蒸餾大型語言模型反饋以進行Lean定理證明

摘要

推理模型的後訓練通常結合監督式微調與基於可驗證獎勵的強化學習，最常見的是使用GRPO。然而，此演算法面臨稀疏獎勵、探索範圍有限以及模式崩潰等問題。基於近期關於自蒸餾的研究，我們提出反饋蒸餾（Feedback Distillation）訓練方法，該方法讓模型在詞元層級上，配對其自身於語言模型所產生的特權反饋條件下的分佈。反饋蒸餾能提供詞元層級的監督，並可注入外部知識。在Lean4定理證明任務上評估我們的方法後發現，反饋蒸餾在生成軌跡的多樣性上優於GRPO，從而實現更高的策略熵與更佳的pass@k縮放表現。這兩種方法具有互補性：從反饋蒸餾的檢查點初始化GRPO，其效果優於單獨使用任一種方法。總體而言，我們的結果為改善複雜推理的後訓練提供了有前景的方向。

English

Post-training for reasoning models typically combines supervised fine-tuning with reinforcement learning from verifiable rewards, most commonly with GRPO. However, this algorithm suffers from sparse rewards, limited exploration, and mode collapse.

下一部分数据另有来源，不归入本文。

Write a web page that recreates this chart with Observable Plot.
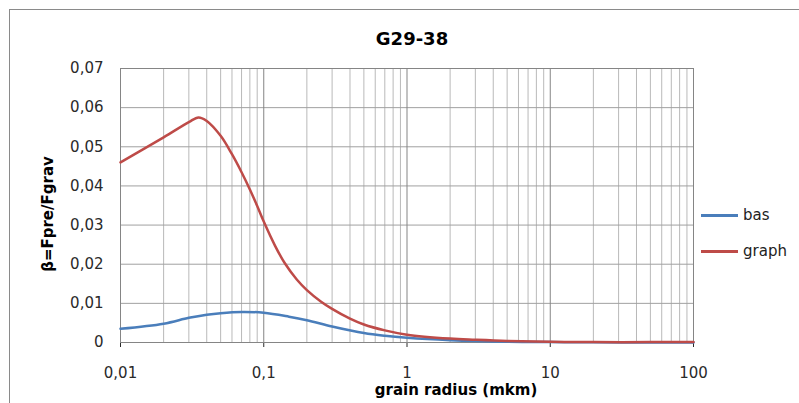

Building upon recent works on self-distillation, we propose Feedback Distillation, a training method where the model is trained to match, at the token level, its own distribution conditioned on privileged feedback produced by a language model. Feedback Distillation offers token-level supervision and can inject external knowledge. Evaluating our method for Lean4 theorem-proving, we find that Feedback Distillation maintains greater diversity in generated trajectories than GRPO, yielding higher policy entropy and better pass@k scaling. The two methods are complementary: initializing GRPO from a Feedback Distillation checkpoint outperforms either method alone. All in all, our results suggest a promising avenue to improve post-training for complex reasoning.